Each intricate Cortez creation challenges the viewers’ intellectual curiosity and celebrates the sheer pleasure of beautiful painting. In her new work, Cortez plays author, architect, visual journalist, art historian, curator and pundit to help open our eyes to what we might otherwise have overlooked or taken for granted. Each painting presents a specific theme, mixing straightforward cues and obscure allusions, complemented by references to other artists’ lives and times. By masterfully presenting iconic works of art in unexpected modern settings, Jenness Cortez truly inspires us to see differently––to rediscover, revalue and reintegrate our own intuitive resources into the hurried regimen of modern American life.

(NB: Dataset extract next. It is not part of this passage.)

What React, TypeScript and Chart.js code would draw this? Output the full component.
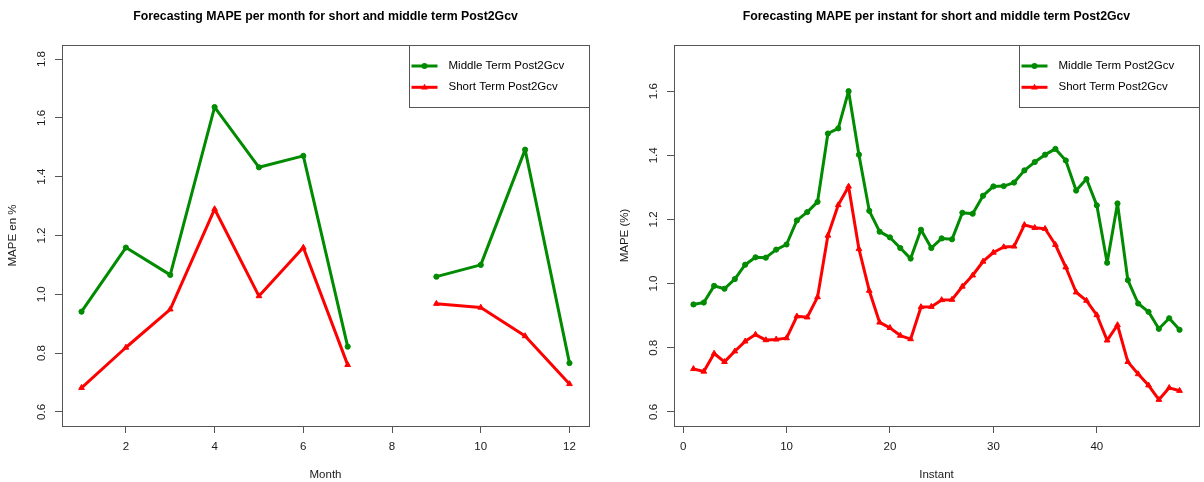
import React, { useEffect, useRef } from "react";
import { Chart, registerables } from "chart.js";

Chart.register(...registerables);

// ---------- data ----------
const months = [1, 2, 3, 4, 5, 6, 7, 8, 9, 10, 11, 12];
const monthMiddle = [0.941, 1.159, 1.066, 1.637, 1.432, 1.471, 0.822, null, 1.06, 1.1, 1.492, 0.766];
const monthShort = [0.682, 0.819, 0.949, 1.29, 0.994, 1.159, 0.76, null, 0.968, 0.955, 0.858, 0.695];
const monthXTicks = [2, 4, 6, 8, 10, 12];
const monthYTicks = [0.6, 0.8, 1.0, 1.2, 1.4, 1.6, 1.8];
const monthXRange = [0.56, 12.44];
const monthYRange = [0.552, 1.848];

const instants = [
  1, 2, 3, 4, 5, 6, 7, 8, 9, 10, 11, 12, 13, 14, 15, 16, 17, 18, 19, 20, 21, 22, 23, 24,
  25, 26, 27, 28, 29, 30, 31, 32, 33, 34, 35, 36, 37, 38, 39, 40, 41, 42, 43, 44, 45, 46, 47, 48,
];
const instantMiddle = [
  0.935, 0.941, 0.993, 0.984, 1.014, 1.059, 1.082, 1.081, 1.106, 1.122,
  1.197, 1.223, 1.255, 1.468, 1.484, 1.6, 1.402, 1.227, 1.162, 1.144,
  1.111, 1.078, 1.168, 1.111, 1.141, 1.138, 1.221, 1.218, 1.274, 1.303,
  1.304, 1.315, 1.353, 1.379, 1.402, 1.42, 1.384, 1.29, 1.326, 1.244,
  1.065, 1.25, 1.011, 0.938, 0.912, 0.859, 0.892, 0.856,
];
const instantShort = [
  0.734, 0.726, 0.782, 0.756, 0.789, 0.82, 0.841, 0.824, 0.826, 0.83,
  0.898, 0.895, 0.958, 1.15, 1.245, 1.303, 1.108, 0.978, 0.879, 0.862,
  0.838, 0.827, 0.927, 0.928, 0.949, 0.95, 0.991, 1.026, 1.069, 1.097,
  1.114, 1.116, 1.183, 1.174, 1.171, 1.121, 1.051, 0.973, 0.947, 0.902,
  0.823, 0.871, 0.756, 0.718, 0.683, 0.638, 0.675, 0.666,
];
const instantXTicks = [0, 10, 20, 30, 40];
const instantYTicks = [0.6, 0.8, 1.0, 1.2, 1.4, 1.6];
const instantXRange = [-0.88, 49.88];
const instantYRange = [0.556, 1.744];

const seriesLabels = ["Middle Term Post2Gcv", "Short Term Post2Gcv"];
const seriesColors = ["#008b00", "#ff0000"];

// ---------- styling ----------
const FONT = "'Liberation Sans', Arial, Helvetica, sans-serif";
const AXIS = "#555555";
const TEXT = "#1a1a1a";

const boxPlugin = {
  id: "rBox",
  afterDraw(chart: any) {
    const { ctx, chartArea: a } = chart;
    ctx.save();
    ctx.strokeStyle = AXIS;
    ctx.lineWidth = 1;
    ctx.strokeRect(Math.round(a.left) + 0.5, Math.round(a.top) + 0.5, Math.round(a.right - a.left), Math.round(a.bottom - a.top));
    ctx.restore();
  },
};

const titlePlugin = {
  id: "rTitle",
  afterDraw(chart: any, _args: any, opts: any) {
    const { ctx, chartArea: a } = chart;
    ctx.save();
    ctx.fillStyle = "#000";
    ctx.font = `bold 12.3px ${FONT}`;
    ctx.textAlign = "center";
    ctx.textBaseline = "middle";
    ctx.fillText(opts.text, (a.left + a.right) / 2, 17);
    ctx.restore();
  },
};

const legendPlugin = {
  id: "rLegend",
  afterDraw(chart: any) {
    const { ctx, chartArea: a } = chart;
    const w = 180;
    const h = 62;
    const x0 = Math.round(a.right - w);
    const y0 = Math.round(a.top);
    ctx.save();
    ctx.fillStyle = "#fff";
    ctx.fillRect(x0, y0, w, h);
    ctx.strokeStyle = AXIS;
    ctx.lineWidth = 1;
    ctx.strokeRect(x0 + 0.5, y0 + 0.5, w, h);
    chart.data.datasets.forEach((ds: any, i: number) => {
      const yc = y0 + 21 + i * 21.3;
      ctx.strokeStyle = ds.borderColor;
      ctx.fillStyle = ds.borderColor;
      ctx.lineWidth = 3;
      ctx.beginPath();
      ctx.moveTo(x0 + 2.5, yc);
      ctx.lineTo(x0 + 28.5, yc);
      ctx.stroke();
      const cx = x0 + 15.5;
      ctx.beginPath();
      if (ds.pointStyle === "triangle") {
        const r = 3.5;
        ctx.moveTo(cx, yc - r);
        ctx.lineTo(cx + r * 0.95, yc + r * 0.6);
        ctx.lineTo(cx - r * 0.95, yc + r * 0.6);
        ctx.closePath();
      } else {
        ctx.arc(cx, yc, 3, 0, Math.PI * 2);
      }
      ctx.fill();
      ctx.fillStyle = "#000";
      ctx.font = `11.5px ${FONT}`;
      ctx.textAlign = "left";
      ctx.textBaseline = "middle";
      ctx.fillText(ds.label, x0 + 39.5, yc);
    });
    ctx.restore();
  },
};

function makeConfig(p: {
  xs: number[];
  mid: (number | null)[];
  short: (number | null)[];
  xRange: number[];
  yRange: number[];
  xTicks: number[];
  yTicks: number[];
  title: string;
  xTitle: string;
  yTitle: string;
  yWidth: number;
  rightPad: number;
  yTitlePad: number;
}): any {
  const pts = (vals: (number | null)[]) => p.xs.map((x, i) => ({ x, y: vals[i] }));
  return {
    type: "line",
    data: {
      datasets: [
        {
          label: seriesLabels[0],
          data: pts(p.mid),
          borderColor: seriesColors[0],
          backgroundColor: seriesColors[0],
          borderWidth: 3,
          borderJoinStyle: "round",
          borderCapStyle: "round",
          pointStyle: "circle",
          pointRadius: 2.6,
          pointBorderWidth: 1,
          pointBackgroundColor: seriesColors[0],
          pointBorderColor: seriesColors[0],
          spanGaps: false,
          tension: 0,
        },
        {
          label: seriesLabels[1],
          data: pts(p.short),
          borderColor: seriesColors[1],
          backgroundColor: seriesColors[1],
          borderWidth: 3,
          borderJoinStyle: "round",
          borderCapStyle: "round",
          pointStyle: "triangle",
          pointRadius: 3.3,
          pointBorderWidth: 1,
          pointBackgroundColor: seriesColors[1],
          pointBorderColor: seriesColors[1],
          spanGaps: false,
          tension: 0,
        },
      ],
    },
    options: {
      responsive: false,
      animation: false,
      devicePixelRatio: 1,
      layout: { padding: { left: 0, right: p.rightPad, top: 45, bottom: 0 } },
      plugins: {
        legend: { display: false },
        tooltip: { enabled: false },
        title: { display: false },
        rTitle: { text: p.title },
      },
      scales: {
        x: {
          type: "linear",
          min: p.xRange[0],
          max: p.xRange[1],
          afterBuildTicks: (axis: any) => {
            axis.ticks = p.xTicks.map((v) => ({ value: v }));
          },
          afterFit: (axis: any) => {
            axis.height = 56;
          },
          grid: { drawOnChartArea: false, drawTicks: true, tickLength: 7, color: AXIS, lineWidth: 1 },
          border: { display: true, color: AXIS, width: 1 },
          ticks: {
            color: TEXT,
            font: { family: FONT, size: 11.5 },
            padding: 7,
            maxRotation: 0,
            minRotation: 0,
            autoSkip: false,
            callback: (v: any) => String(v),
          },
          title: {
            display: true,
            text: p.xTitle,
            color: TEXT,
            font: { family: FONT, size: 11.5 },
            padding: { top: 0, bottom: 0 },
          },
        },
        y: {
          type: "linear",
          min: p.yRange[0],
          max: p.yRange[1],
          afterBuildTicks: (axis: any) => {
            axis.ticks = p.yTicks.map((v) => ({ value: v }));
          },
          afterFit: (axis: any) => {
            axis.width = p.yWidth;
          },
          grid: { drawOnChartArea: false, drawTicks: true, tickLength: 7, color: AXIS, lineWidth: 1 },
          border: { display: true, color: AXIS, width: 1 },
          ticks: {
            color: TEXT,
            font: { family: FONT, size: 11.5 },
            padding: 5,
            minRotation: 90,
            maxRotation: 90,
            crossAlign: "center",
            autoSkip: false,
            callback: (v: any) => Number(v).toFixed(1),
          },
          title: {
            display: true,
            text: p.yTitle,
            color: TEXT,
            font: { family: FONT, size: 11.5 },
            padding: { top: p.yTitlePad, bottom: 0 },
          },
        },
      },
    },
    plugins: [boxPlugin, titlePlugin, legendPlugin],
  };
}

function RChart({ config, left }: { config: any; left: number }) {
  const ref = useRef<HTMLCanvasElement | null>(null);
  useEffect(() => {
    if (!ref.current) return;
    const chart = new Chart(ref.current, config);
    return () => chart.destroy();
  }, []);
  return (
    <canvas
      ref={ref}
      width={602}
      height={482}
      style={{ position: "absolute", left, top: 0, width: 602, height: 482, display: "block" }}
    />
  );
}

export default function App() {
  const monthConfig = makeConfig({
    xs: months,
    mid: monthMiddle,
    short: monthShort,
    xRange: monthXRange,
    yRange: monthYRange,
    xTicks: monthXTicks,
    yTicks: monthYTicks,
    title: "Forecasting MAPE per month for short and middle term Post2Gcv",
    xTitle: "Month",
    yTitle: "MAPE en %",
    yWidth: 62,
    rightPad: 13,
    yTitlePad: 6,
  });
  const instantConfig = makeConfig({
    xs: instants,
    mid: instantMiddle,
    short: instantShort,
    xRange: instantXRange,
    yRange: instantYRange,
    xTicks: instantXTicks,
    yTicks: instantYTicks,
    title: "Forecasting MAPE per instant for short and middle term Post2Gcv",
    xTitle: "Instant",
    yTitle: "MAPE (%)",
    yWidth: 72,
    rightPad: 2,
    yTitlePad: 16,
  });
  return (
    <div style={{ position: "fixed", left: 0, top: 0, width: 1204, height: 482, background: "#fff", overflow: "hidden" }}>
      <RChart config={monthConfig} left={0} />
      <RChart config={instantConfig} left={602} />
    </div>
  );
}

In “Conversations with a Cowboy” Cortez depicts two Frederic Remington paintings: “Stampede by Lightning,” from the Gilcrease Museum collection and “The Hunter’s Supper” from the National Cowboy & Western Heritage Museum. Additional elements include “In Without Knocking” by Charles M. Russell from the Aaron Carter Museum, and a bronze sculpture by Alexander Phimister Proctor entitled “Buckaroo” from the Denver Art Museum.

Robert Yassin, former Executive Director of the Palos Verdes Art Center, refers to Cortez as one of the world’s most eloquent and successful visual conversationalists. Yassin says that, “All art is a dialogue, a conversation through the medium of the artwork between the artist and the viewer. It is the level of that dialogue that establishes the intrinsic value of a given work. Among the many characteristics of a real work of art,” Yassin points out, “two are most significant and define both the quality and significance of the dialogue. The first is that what the artist is saying must be meaningful; the second, that it is clearly communicated and understood . . . In Cortez’s paintings, both criteria are more than fully met. The work talks to us at many levels and creates in us a sense of both understanding and wellbeing. This happens because there is nothing arbitrary in Cortez’s paintings. The choice of the painting reproduced, the elements surrounding it, the space the elements occupy, the lighting, the color, everything is carefully selected and orchestrated following a fully articulated plan determined by the artist.” Yassin, also former director of both the Indianapolis and Tucson Museums of Art, freely confides that “the paintings of Jenness Cortez make my heart sing,” while Bruce Helander, editor of The Art Economist, proclaims that the Cortez work has, “an uncommon virtuosity and romance that make this unique artist a national treasure.”

For centuries artists have been challenging their intellects and skills by paying homage to the painters who preceded them. Today, Jenness Cortez has emerged as the twenty-first century’s most notable exponent of this facet of art history. Her masterful work gives Cortez solid footing in the colorful lineage of artists who have appropriated vintage images and woven them into their own distinctive, recognizable fabric.

Jenness Cortez was born in 1944 in Frankfort, Indiana. She received her B.F.A. from the Herron School of Art in Indianapolis, apprenticed privately with noted Dutch painter Antonius Raemaekers and later studied with Arnold Blanch at the Art Students League of New York. Her work is in numerous public and private collections including those of Presidents Ronald Reagan and Bill Clinton, HRH Queen Elizabeth, II and the New York State Museum.